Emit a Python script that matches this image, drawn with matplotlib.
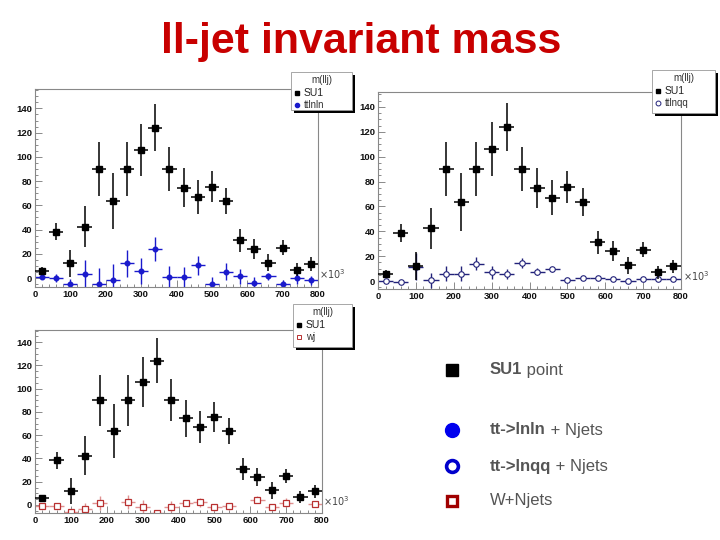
import numpy as np
import matplotlib
matplotlib.use('Agg')
import matplotlib.pyplot as plt
from matplotlib.patches import Rectangle
from matplotlib.lines import Line2D
from matplotlib.ticker import MultipleLocator

plt.rcParams['font.family'] = ['Liberation Sans', 'DejaVu Sans']

# bin centres of m(llj), in units of 10^3
mass_bins = [20, 60, 100, 140, 180, 220, 260, 300, 340, 380,
             420, 460, 500, 540, 580, 620, 660, 700, 740, 780]

# SU1 signal (same in all three panels)
su1 = [5.7, 38.4, 12, 42.5, 90, 63.5, 90, 106, 124, 90,
       74.6, 67, 75.5, 63.5, 31, 24, 12.5, 25, 7, 11.7]
su1_err = [3, 7.4, 11, 16.6, 22, 23, 22, 21.5, 19.4, 18,
           16, 14, 12.7, 11, 9.5, 8, 7, 6, 5.4, 5.5]

# tt -> lnln
ttlnln = [1.1, 0, -4.6, 3, -4.6, -1.6, 12, 5.7, 24, 1,
          1, 10.4, -5, 5.2, 1.4, -3.8, 1.4, -5, -0.3, -2]
ttlnln_err = [2, 3.5, 4, 12, 13, 13, 11.5, 11, 10, 9,
              8.5, 8, 6, 7, 6, 5, 3, 3, 5, 4]

# tt -> lnqq
ttlnqq = [0, -1, 11.5, 0.8, 6, 6, 14, 7, 6, 14.8,
          7.5, 9.4, 0.8, 2.1, 2.1, 1.3, -0.3, 1.3, 1.6, 1.3]
ttlnqq_err = [1, 1, 11, 6, 6, 6, 5.5, 5, 4, 4,
              3, 2, 1, 1, 1, 1, 1, 1, 1, 1]

# W + jets
wj = [-0.9, -0.6, -6, -3.7, 1.4, np.nan, 2.9, -1.4, -6.5, -1.4,
      2, 2.3, -2, -1.1, np.nan, 4.3, -1.4, 2, np.nan, 0.6]
wj_err = [1, 1, 0, 5, 6, 0, 6, 6, 0, 5,
          1, 4, 3, 3, 0, 3, 2, 4, 0, 2]

W, H = 720, 540
fig = plt.figure(figsize=(7.2, 5.4), dpi=100)


def px_axes(left, top, right, bottom):
    return fig.add_axes([left / W, 1 - bottom / H, (right - left) / W, (bottom - top) / H])


def style_axes(ax, ylo, yhi):
    ax.set_xlim(0, 800)
    ax.set_ylim(ylo, yhi)
    ax.xaxis.set_major_locator(MultipleLocator(100))
    ax.xaxis.set_minor_locator(MultipleLocator(20))
    ax.yaxis.set_major_locator(MultipleLocator(20))
    ax.yaxis.set_minor_locator(MultipleLocator(5))
    ax.tick_params(which='both', direction='in', color='#777777', labelsize=6.8,
                   labelcolor='#111111', pad=2, width=0.6)
    ax.tick_params(which='major', length=5)
    ax.tick_params(which='minor', length=2.5)
    for lab in ax.get_xticklabels() + ax.get_yticklabels():
        lab.set_fontweight('bold')
    for s in ax.spines.values():
        s.set_color('#888888')
        s.set_linewidth(0.8)
    ax.text(1.005, 0.03, r'$\times10^{3}$', transform=ax.transAxes,
            fontsize=7, color='#444444', va='bottom', ha='left')


def draw_su1(ax):
    ax.errorbar(mass_bins, su1, xerr=20, yerr=su1_err, fmt='s', ms=4.1,
                color='black', elinewidth=1.1, capsize=0, zorder=3)


def box_legend(left, top, right, bottom, label2, marker2):
    fig.add_artist(Rectangle((left / W + 3 / W, 1 - (bottom + 3) / H),
                             (right - left) / W, (bottom - top) / H,
                             transform=fig.transFigure, facecolor='black',
                             edgecolor='none', zorder=5))
    fig.add_artist(Rectangle((left / W, 1 - bottom / H), (right - left) / W,
                             (bottom - top) / H, transform=fig.transFigure,
                             facecolor='white', edgecolor='#999999', lw=0.6, zorder=6))
    rows = [top + 8, top + 21, top + 33]
    fig.text((left + right) / 2 / W, 1 - rows[0] / H, 'm(llj)', fontsize=7,
             color='#333333', ha='center', va='center', zorder=7)
    fig.add_artist(Line2D([(left + 6) / W], [1 - rows[1] / H], marker='s', ms=3.2,
                          color='black', ls='none', transform=fig.transFigure, zorder=7))
    fig.text((left + 13) / W, 1 - rows[1] / H, 'SU1', fontsize=7.5,
             color='#222222', va='center', zorder=7)
    fig.add_artist(Line2D([(left + 6) / W], [1 - rows[2] / H], ls='none',
                          transform=fig.transFigure, zorder=7, **marker2))
    fig.text((left + 13) / W, 1 - rows[2] / H, label2, fontsize=7,
             color='#333333', va='center', zorder=7)


# panel 1 : SU1 + tt->lnln
ax1 = px_axes(35, 89, 318, 287)
style_axes(ax1, -7.4, 156)
draw_su1(ax1)
ax1.errorbar(mass_bins, ttlnln, xerr=20, yerr=ttlnln_err, fmt='o', ms=3.3,
             color='#1a1acc', elinewidth=1.0, capsize=0, zorder=2)
box_legend(291, 72, 352, 110, 'ttlnln',
           dict(marker='o', ms=3, color='#1a1acc'))

# panel 2 : SU1 + tt->lnqq
ax2 = px_axes(378, 92, 681, 289)
style_axes(ax2, -6.4, 152)
draw_su1(ax2)
ax2.errorbar(mass_bins, ttlnqq, xerr=20, yerr=ttlnqq_err, fmt='o', ms=4,
             color='#22227a', mfc='white', mec='#22227a', mew=0.8,
             elinewidth=1.0, capsize=0, zorder=2)
box_legend(652, 70, 715, 113, 'ttlnqq',
           dict(marker='o', ms=3.5, mfc='white', mec='#22227a', mew=0.7))

# panel 3 : SU1 + W+jets
ax3 = px_axes(35, 330, 322, 513)
style_axes(ax3, -6.9, 150.5)
draw_su1(ax3)
ax3.errorbar(mass_bins, wj, xerr=20, yerr=wj_err, fmt='s', ms=4,
             color='#e09090', mfc='white', mec='#b83030', mew=0.9,
             elinewidth=1.0, capsize=0, zorder=2)
box_legend(293, 304, 352, 347, 'wj',
           dict(marker='s', ms=3.3, mfc='white', mec='#b83030', mew=0.7))

# title
fig.text(361 / W, 1 - 42 / H, 'll-jet invariant mass', fontsize=31,
         fontweight='bold', color='#c80000', ha='center', va='center')

# big legend on the bottom right
key_rows = [370, 430, 466, 501]
key_bold = ['SU1', 'tt->lnln', 'tt->lnqq', 'W+Njets']
key_rest = [' point', ' + Njets', ' + Njets', '']
key_markers = [
    dict(marker='s', ms=8.5, color='black'),
    dict(marker='o', ms=10, color='#0000ee'),
    dict(marker='o', ms=8.5, mfc='white', mec='#0000cc', mew=2.6),
    dict(marker='s', ms=7.5, mfc='white', mec='#a00000', mew=2.4),
]
renderer = fig.canvas.get_renderer()
for yy, b, r, m in zip(key_rows, key_bold, key_rest, key_markers):
    fig.add_artist(Line2D([452 / W], [1 - yy / H], ls='none',
                          transform=fig.transFigure, **m))
    bold_weight = 'bold' if r else 'normal'
    t = fig.text(490 / W, 1 - yy / H, b, fontsize=12, fontweight=bold_weight,
                 color='#555555', va='center')
    if r:
        bb = t.get_window_extent(renderer=renderer)
        fig.text(bb.x1 / fig.bbox.width, 1 - yy / H, r, fontsize=12,
                 color='#555555', va='center')

fig.savefig('out.png', dpi=100)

***

What to produce:
Return each line exactly as written. Any picture gets left out.

Task response:
Emit a Python script that matches this image, drawn with matplotlib.
import numpy as np
import matplotlib
matplotlib.use('Agg')
import matplotlib.pyplot as plt
from matplotlib.patches import Rectangle
from matplotlib.lines import Line2D
from matplotlib.ticker import MultipleLocator

plt.rcParams['font.family'] = ['Liberation Sans', 'DejaVu Sans']

# bin centres of m(llj), in units of 10^3
mass_bins = [20, 60, 100, 140, 180, 220, 260, 300, 340, 380,
             420, 460, 500, 540, 580, 620, 660, 700, 740, 780]

# SU1 signal (same in all three panels)
su1 = [5.7, 38.4, 12, 42.5, 90, 63.5, 90, 106, 124, 90,
       74.6, 67, 75.5, 63.5, 31, 24, 12.5, 25, 7, 11.7]
su1_err = [3, 7.4, 11, 16.6, 22, 23, 22, 21.5, 19.4, 18,
           16, 14, 12.7, 11, 9.5, 8, 7, 6, 5.4, 5.5]

# tt -> lnln
ttlnln = [1.1, 0, -4.6, 3, -4.6, -1.6, 12, 5.7, 24, 1,
          1, 10.4, -5, 5.2, 1.4, -3.8, 1.4, -5, -0.3, -2]
ttlnln_err = [2, 3.5, 4, 12, 13, 13, 11.5, 11, 10, 9,
              8.5, 8, 6, 7, 6, 5, 3, 3, 5, 4]

# tt -> lnqq
ttlnqq = [0, -1, 11.5, 0.8, 6, 6, 14, 7, 6, 14.8,
          7.5, 9.4, 0.8, 2.1, 2.1, 1.3, -0.3, 1.3, 1.6, 1.3]
ttlnqq_err = [1, 1, 11, 6, 6, 6, 5.5, 5, 4, 4,
              3, 2, 1, 1, 1, 1, 1, 1, 1, 1]

# W + jets
wj = [-0.9, -0.6, -6, -3.7, 1.4, np.nan, 2.9, -1.4, -6.5, -1.4,
      2, 2.3, -2, -1.1, np.nan, 4.3, -1.4, 2, np.nan, 0.6]
wj_err = [1, 1, 0, 5, 6, 0, 6, 6, 0, 5,
          1, 4, 3, 3, 0, 3, 2, 4, 0, 2]

W, H = 720, 540
fig = plt.figure(figsize=(7.2, 5.4), dpi=100)


def px_axes(left, top, right, bottom):
    return fig.add_axes([left / W, 1 - bottom / H, (right - left) / W, (bottom - top) / H])


def style_axes(ax, ylo, yhi):
    ax.set_xlim(0, 800)
    ax.set_ylim(ylo, yhi)
    ax.xaxis.set_major_locator(MultipleLocator(100))
    ax.xaxis.set_minor_locator(MultipleLocator(20))
    ax.yaxis.set_major_locator(MultipleLocator(20))
    ax.yaxis.set_minor_locator(MultipleLocator(5))
    ax.tick_params(which='both', direction='in', color='#777777', labelsize=6.8,
                   labelcolor='#111111', pad=2, width=0.6)
    ax.tick_params(which='major', length=5)
    ax.tick_params(which='minor', length=2.5)
    for lab in ax.get_xticklabels() + ax.get_yticklabels():
        lab.set_fontweight('bold')
    for s in ax.spines.values():
        s.set_color('#888888')
        s.set_linewidth(0.8)
    ax.text(1.005, 0.03, r'$\times10^{3}$', transform=ax.transAxes,
            fontsize=7, color='#444444', va='bottom', ha='left')


def draw_su1(ax):
    ax.errorbar(mass_bins, su1, xerr=20, yerr=su1_err, fmt='s', ms=4.1,
                color='black', elinewidth=1.1, capsize=0, zorder=3)


def box_legend(left, top, right, bottom, label2, marker2):
    fig.add_artist(Rectangle((left / W + 3 / W, 1 - (bottom + 3) / H),
                             (right - left) / W, (bottom - top) / H,
                             transform=fig.transFigure, facecolor='black',
                             edgecolor='none', zorder=5))
    fig.add_artist(Rectangle((left / W, 1 - bottom / H), (right - left) / W,
                             (bottom - top) / H, transform=fig.transFigure,
                             facecolor='white', edgecolor='#999999', lw=0.6, zorder=6))
    rows = [top + 8, top + 21, top + 33]
    fig.text((left + right) / 2 / W, 1 - rows[0] / H, 'm(llj)', fontsize=7,
             color='#333333', ha='center', va='center', zorder=7)
    fig.add_artist(Line2D([(left + 6) / W], [1 - rows[1] / H], marker='s', ms=3.2,
                          color='black', ls='none', transform=fig.transFigure, zorder=7))
    fig.text((left + 13) / W, 1 - rows[1] / H, 'SU1', fontsize=7.5,
             color='#222222', va='center', zorder=7)
    fig.add_artist(Line2D([(left + 6) / W], [1 - rows[2] / H], ls='none',
                          transform=fig.transFigure, zorder=7, **marker2))
    fig.text((left + 13) / W, 1 - rows[2] / H, label2, fontsize=7,
             color='#333333', va='center', zorder=7)


# panel 1 : SU1 + tt->lnln
ax1 = px_axes(35, 89, 318, 287)
style_axes(ax1, -7.4, 156)
draw_su1(ax1)
ax1.errorbar(mass_bins, ttlnln, xerr=20, yerr=ttlnln_err, fmt='o', ms=3.3,
             color='#1a1acc', elinewidth=1.0, capsize=0, zorder=2)
box_legend(291, 72, 352, 110, 'ttlnln',
           dict(marker='o', ms=3, color='#1a1acc'))

# panel 2 : SU1 + tt->lnqq
ax2 = px_axes(378, 92, 681, 289)
style_axes(ax2, -6.4, 152)
draw_su1(ax2)
ax2.errorbar(mass_bins, ttlnqq, xerr=20, yerr=ttlnqq_err, fmt='o', ms=4,
             color='#22227a', mfc='white', mec='#22227a', mew=0.8,
             elinewidth=1.0, capsize=0, zorder=2)
box_legend(652, 70, 715, 113, 'ttlnqq',
           dict(marker='o', ms=3.5, mfc='white', mec='#22227a', mew=0.7))

# panel 3 : SU1 + W+jets
ax3 = px_axes(35, 330, 322, 513)
style_axes(ax3, -6.9, 150.5)
draw_su1(ax3)
ax3.errorbar(mass_bins, wj, xerr=20, yerr=wj_err, fmt='s', ms=4,
             color='#e09090', mfc='white', mec='#b83030', mew=0.9,
             elinewidth=1.0, capsize=0, zorder=2)
box_legend(293, 304, 352, 347, 'wj',
           dict(marker='s', ms=3.3, mfc='white', mec='#b83030', mew=0.7))

# title
fig.text(361 / W, 1 - 42 / H, 'll-jet invariant mass', fontsize=31,
         fontweight='bold', color='#c80000', ha='center', va='center')

# big legend on the bottom right
key_rows = [370, 430, 466, 501]
key_bold = ['SU1', 'tt->lnln', 'tt->lnqq', 'W+Njets']
key_rest = [' point', ' + Njets', ' + Njets', '']
key_markers = [
    dict(marker='s', ms=8.5, color='black'),
    dict(marker='o', ms=10, color='#0000ee'),
    dict(marker='o', ms=8.5, mfc='white', mec='#0000cc', mew=2.6),
    dict(marker='s', ms=7.5, mfc='white', mec='#a00000', mew=2.4),
]
renderer = fig.canvas.get_renderer()
for yy, b, r, m in zip(key_rows, key_bold, key_rest, key_markers):
    fig.add_artist(Line2D([452 / W], [1 - yy / H], ls='none',
                          transform=fig.transFigure, **m))
    bold_weight = 'bold' if r else 'normal'
    t = fig.text(490 / W, 1 - yy / H, b, fontsize=12, fontweight=bold_weight,
                 color='#555555', va='center')
    if r:
        bb = t.get_window_extent(renderer=renderer)
        fig.text(bb.x1 / fig.bbox.width, 1 - yy / H, r, fontsize=12,
                 color='#555555', va='center')

fig.savefig('out.png', dpi=100)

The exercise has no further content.